A área do Harry Potter também merece uma ode. Por acaso, ou destino, tenho lido todas as noites um capítulo de A Pedra Filosofal para as crianças. Entrar na ala do Ministério da Magia, com lojinhas ambientadas em uma espécie de França vitoriana, foi uma experiência sensorial. O brinquedo principal é tão real, tão absurdamente imersivo, que saí sem saber quais trechos eram reais e quais eram projeções e sigo sem saber. De tão real, as crianças saíram na dúvida se gostaram ou se ficaram assustados. Nós, adultos, saímos absolutamente impressionados. 

Maria Helena Pessôa de Queiroz

Nosso roteiro teve ainda mais capítulos: para nos recuperarmos dos milhares de passos e picos de dopamina, voltamos para mais quatro dias em Miami — em casa, com sabor de Pop-Tarts e sprinkles. Fizemos o trajeto de carro, como meus pais faziam. Os mesmos caminhos. Mas com outras paradas: uma visita ao Patricia & Phillip Frost Museum para assistir a uma exposição sobre inteligência artificial, o lúdico Ice Cream Museum, uma ida ao cinema para reencontrar e matar as saudades do Toothless, e pizzas (muitas pizzas) a poucos passos de casa, no Call Me Gaby. 

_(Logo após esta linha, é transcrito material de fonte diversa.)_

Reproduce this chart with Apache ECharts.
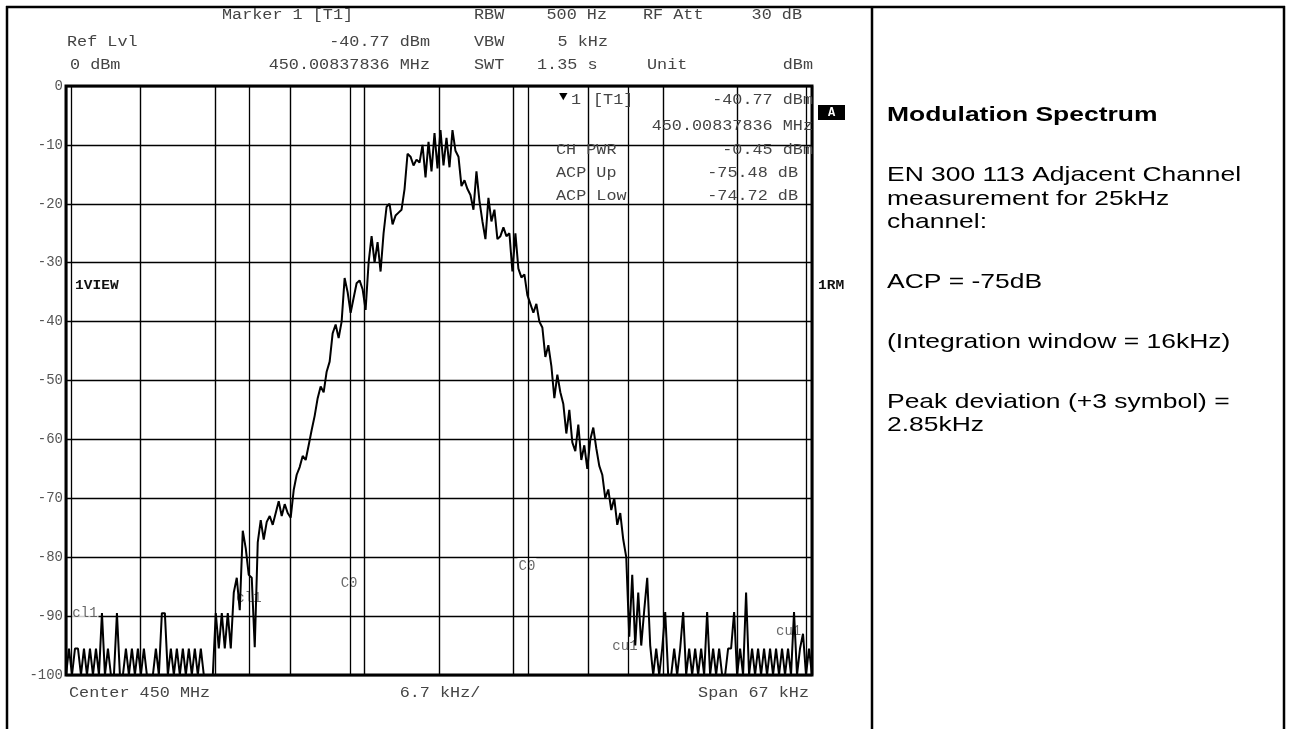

À noite, colocávamos as crianças para dormir com a já tradicional leitura de um capítulo de Harry Potter mas, agora, com elas segurando suas varinhas recém-adquiridas no Universal Epic. E, claro, com algumas mágicas de fato acontecendo, graças a adultos obstinados em fazer da realidade um lugar mágico para se habitar. Foi tudo igual. Mas foi tudo completamente diferente. O mesmo trajeto, os mesmos destinos, mas com um novo elenco, novos delírios, novas gargalhadas. 

As crianças saíram com memórias fresquinhas. Eu saí com uma espécie rara de alegria: aquela que reconhece o caminho, mas se surpreende com cada curva das novas pistas que se apresentam. E para todas as novas pistas eu digo: Let’s-a go!